As is so often the case, the Missoula Independent brings a story that we haven't seen elsewhere, namely Gary Marbut's lawsuit against the Montana FWP, attempting to keep that agency from lobbying the state legislature.
Montana Headlines has pointed out before that the playing field in the lobbying business in Montana is already heavily weighted toward government employees and agencies, and that the recent initiative preventing legislators from becoming lobbyists for two years will only tilt things further in that direction.
Marbut's case, as George Ochenski documents, hinges on a state law that seems to prohibit such lobbying. And although he didn't get a restraining order on the FWP, his "claim is still in the game," since the initial District Court ruling had a favorable flavor to it.

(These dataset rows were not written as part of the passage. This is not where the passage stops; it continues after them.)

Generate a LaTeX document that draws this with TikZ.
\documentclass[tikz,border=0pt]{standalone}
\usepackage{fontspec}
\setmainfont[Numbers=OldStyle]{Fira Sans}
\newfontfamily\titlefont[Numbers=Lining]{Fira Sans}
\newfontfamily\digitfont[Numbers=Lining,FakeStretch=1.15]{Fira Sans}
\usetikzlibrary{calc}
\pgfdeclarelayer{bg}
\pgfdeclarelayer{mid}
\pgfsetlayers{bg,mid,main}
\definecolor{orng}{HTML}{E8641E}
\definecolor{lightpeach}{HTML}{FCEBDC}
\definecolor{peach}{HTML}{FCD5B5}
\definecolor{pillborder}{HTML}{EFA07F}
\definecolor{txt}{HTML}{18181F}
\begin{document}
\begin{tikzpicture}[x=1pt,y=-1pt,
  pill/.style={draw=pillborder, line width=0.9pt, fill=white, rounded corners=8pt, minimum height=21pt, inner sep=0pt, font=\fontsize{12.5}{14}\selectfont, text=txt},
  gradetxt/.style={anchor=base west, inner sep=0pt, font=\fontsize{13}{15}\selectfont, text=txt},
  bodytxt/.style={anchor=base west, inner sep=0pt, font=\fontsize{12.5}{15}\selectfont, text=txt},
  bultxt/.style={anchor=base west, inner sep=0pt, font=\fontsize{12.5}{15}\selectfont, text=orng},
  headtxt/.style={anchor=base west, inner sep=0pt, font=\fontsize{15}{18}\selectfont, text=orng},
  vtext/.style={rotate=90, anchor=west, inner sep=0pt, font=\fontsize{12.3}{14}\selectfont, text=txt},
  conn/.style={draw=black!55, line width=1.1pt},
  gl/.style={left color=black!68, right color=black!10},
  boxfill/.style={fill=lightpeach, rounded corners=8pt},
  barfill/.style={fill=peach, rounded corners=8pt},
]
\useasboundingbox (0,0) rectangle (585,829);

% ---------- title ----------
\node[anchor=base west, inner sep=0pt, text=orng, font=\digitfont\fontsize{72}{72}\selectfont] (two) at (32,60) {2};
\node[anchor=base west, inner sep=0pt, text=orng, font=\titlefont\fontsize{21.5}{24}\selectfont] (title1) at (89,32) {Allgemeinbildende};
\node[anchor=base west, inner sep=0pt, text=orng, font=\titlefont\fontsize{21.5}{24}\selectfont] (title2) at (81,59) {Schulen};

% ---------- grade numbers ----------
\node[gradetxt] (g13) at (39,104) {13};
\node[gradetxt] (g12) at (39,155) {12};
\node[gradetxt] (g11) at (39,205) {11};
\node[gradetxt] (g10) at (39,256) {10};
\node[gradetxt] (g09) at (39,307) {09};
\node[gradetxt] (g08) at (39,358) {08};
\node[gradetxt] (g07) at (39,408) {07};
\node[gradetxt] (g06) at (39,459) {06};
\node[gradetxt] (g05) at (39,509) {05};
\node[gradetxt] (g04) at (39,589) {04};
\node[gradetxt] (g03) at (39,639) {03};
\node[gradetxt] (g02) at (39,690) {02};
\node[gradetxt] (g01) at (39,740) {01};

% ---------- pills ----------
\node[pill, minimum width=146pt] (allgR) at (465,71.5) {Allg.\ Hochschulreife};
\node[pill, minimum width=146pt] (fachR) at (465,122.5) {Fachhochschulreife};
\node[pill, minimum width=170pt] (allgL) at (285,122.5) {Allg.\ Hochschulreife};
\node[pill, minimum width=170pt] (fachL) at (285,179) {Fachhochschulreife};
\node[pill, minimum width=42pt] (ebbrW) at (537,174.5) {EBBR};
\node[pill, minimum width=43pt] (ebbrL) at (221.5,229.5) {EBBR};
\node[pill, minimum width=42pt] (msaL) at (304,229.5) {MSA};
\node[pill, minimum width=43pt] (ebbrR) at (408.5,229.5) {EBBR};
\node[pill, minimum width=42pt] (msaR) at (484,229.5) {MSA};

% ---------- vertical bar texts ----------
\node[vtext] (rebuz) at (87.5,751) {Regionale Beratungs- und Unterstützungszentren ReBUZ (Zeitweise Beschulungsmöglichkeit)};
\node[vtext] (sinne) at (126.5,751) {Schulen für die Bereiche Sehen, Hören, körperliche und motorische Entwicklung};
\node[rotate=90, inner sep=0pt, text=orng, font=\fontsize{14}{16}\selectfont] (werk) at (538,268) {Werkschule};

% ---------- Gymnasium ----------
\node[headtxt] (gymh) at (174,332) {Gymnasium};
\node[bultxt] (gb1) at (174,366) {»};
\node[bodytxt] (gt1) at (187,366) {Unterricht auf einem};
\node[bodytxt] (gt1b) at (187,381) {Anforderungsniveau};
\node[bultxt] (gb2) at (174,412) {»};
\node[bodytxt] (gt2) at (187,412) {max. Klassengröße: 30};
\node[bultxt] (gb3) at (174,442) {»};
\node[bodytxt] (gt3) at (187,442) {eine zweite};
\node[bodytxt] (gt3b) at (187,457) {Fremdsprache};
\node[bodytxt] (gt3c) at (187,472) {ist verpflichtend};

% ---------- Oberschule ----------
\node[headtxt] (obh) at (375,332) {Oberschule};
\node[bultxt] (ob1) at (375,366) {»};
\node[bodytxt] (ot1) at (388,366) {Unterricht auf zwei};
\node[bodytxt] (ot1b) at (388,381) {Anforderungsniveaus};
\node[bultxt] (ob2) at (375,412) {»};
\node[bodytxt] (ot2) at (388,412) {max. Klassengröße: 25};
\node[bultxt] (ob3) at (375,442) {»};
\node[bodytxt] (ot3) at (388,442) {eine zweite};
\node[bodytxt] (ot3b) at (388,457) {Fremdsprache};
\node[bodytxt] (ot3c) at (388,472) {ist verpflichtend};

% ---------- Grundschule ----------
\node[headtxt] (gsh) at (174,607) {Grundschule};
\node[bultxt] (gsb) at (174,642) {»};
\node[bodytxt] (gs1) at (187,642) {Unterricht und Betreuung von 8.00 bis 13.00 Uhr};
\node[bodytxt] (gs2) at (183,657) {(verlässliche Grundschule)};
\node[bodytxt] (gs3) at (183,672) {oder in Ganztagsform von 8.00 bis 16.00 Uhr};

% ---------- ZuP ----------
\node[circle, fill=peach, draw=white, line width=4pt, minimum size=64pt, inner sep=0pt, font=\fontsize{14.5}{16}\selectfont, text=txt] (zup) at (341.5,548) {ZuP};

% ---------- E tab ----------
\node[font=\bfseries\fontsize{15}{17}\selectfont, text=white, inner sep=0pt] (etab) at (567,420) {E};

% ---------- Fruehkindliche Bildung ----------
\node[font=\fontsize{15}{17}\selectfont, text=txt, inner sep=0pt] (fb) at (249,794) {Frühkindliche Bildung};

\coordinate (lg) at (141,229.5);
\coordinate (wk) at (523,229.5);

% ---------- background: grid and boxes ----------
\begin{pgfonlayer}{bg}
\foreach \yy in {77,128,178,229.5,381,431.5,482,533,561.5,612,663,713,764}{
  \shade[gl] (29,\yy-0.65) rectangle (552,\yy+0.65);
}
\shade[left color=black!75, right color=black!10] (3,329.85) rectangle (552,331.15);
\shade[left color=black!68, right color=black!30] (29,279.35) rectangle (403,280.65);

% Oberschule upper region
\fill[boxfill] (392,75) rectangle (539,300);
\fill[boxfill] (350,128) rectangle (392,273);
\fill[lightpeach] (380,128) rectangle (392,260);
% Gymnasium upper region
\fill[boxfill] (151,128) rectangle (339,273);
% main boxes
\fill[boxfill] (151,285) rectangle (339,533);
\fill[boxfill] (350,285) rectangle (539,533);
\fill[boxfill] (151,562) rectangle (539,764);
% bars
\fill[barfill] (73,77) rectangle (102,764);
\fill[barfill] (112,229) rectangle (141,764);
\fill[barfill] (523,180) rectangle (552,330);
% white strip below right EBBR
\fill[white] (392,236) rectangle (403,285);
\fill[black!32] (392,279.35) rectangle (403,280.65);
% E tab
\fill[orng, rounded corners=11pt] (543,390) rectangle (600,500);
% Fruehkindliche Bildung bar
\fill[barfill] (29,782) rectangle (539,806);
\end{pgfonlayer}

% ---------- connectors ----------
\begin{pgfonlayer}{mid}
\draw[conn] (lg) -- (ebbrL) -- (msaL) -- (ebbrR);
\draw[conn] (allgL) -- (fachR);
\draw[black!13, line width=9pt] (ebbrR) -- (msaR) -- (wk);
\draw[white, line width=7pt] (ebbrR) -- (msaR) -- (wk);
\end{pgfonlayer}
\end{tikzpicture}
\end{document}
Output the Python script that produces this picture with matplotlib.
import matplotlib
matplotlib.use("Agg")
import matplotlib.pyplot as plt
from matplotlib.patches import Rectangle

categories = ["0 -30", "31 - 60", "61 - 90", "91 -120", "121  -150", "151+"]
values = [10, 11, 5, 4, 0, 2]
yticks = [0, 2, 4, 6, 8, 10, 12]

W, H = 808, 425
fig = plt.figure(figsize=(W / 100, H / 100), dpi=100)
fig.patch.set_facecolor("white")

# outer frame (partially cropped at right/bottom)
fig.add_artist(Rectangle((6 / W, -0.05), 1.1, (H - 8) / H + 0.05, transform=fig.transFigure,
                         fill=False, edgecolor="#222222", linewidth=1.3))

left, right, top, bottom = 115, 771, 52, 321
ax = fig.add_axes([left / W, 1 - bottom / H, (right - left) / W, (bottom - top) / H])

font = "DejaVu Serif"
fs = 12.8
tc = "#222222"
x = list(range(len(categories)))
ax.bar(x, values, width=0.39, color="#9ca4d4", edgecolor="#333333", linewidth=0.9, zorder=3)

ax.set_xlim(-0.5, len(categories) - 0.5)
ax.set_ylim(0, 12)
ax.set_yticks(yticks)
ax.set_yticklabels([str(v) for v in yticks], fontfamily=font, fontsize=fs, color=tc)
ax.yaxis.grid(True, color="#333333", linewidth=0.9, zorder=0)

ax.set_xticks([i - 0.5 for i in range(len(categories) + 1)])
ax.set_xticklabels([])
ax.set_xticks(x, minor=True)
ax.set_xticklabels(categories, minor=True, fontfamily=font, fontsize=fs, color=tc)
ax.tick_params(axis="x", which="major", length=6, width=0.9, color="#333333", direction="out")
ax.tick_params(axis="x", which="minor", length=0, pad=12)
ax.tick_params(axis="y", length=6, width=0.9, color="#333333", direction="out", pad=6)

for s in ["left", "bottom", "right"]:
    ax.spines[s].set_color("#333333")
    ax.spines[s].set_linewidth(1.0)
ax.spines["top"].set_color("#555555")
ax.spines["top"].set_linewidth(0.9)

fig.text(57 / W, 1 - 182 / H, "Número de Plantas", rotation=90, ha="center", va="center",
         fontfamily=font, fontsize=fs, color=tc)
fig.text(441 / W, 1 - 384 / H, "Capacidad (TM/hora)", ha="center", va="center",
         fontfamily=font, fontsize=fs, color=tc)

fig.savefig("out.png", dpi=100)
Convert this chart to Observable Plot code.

Ochenski points out that local government officials recently packed a Helena hearing room to lobby for a local option sales tax, and wonders out loud how many of them had the approval of their taxpayers to use taxpayer money to lobby for more taxes. Good question.
He furthermore raises a very obvious strategy that some enterprising souls may latch onto in this anti-lobbyist climate. If the legislature doesn't do something to regulate government employees who lobby their employer for favorable policies or more money, a ballot initiative may do it for them.
As with the legislator-lobbyist issue, a ballot initiative isn't generally a formula for well-thought-out law. But given that government employees would swarm all over Helena lobbying against any restrictions originating in the legislature, an initiative may be the only solution.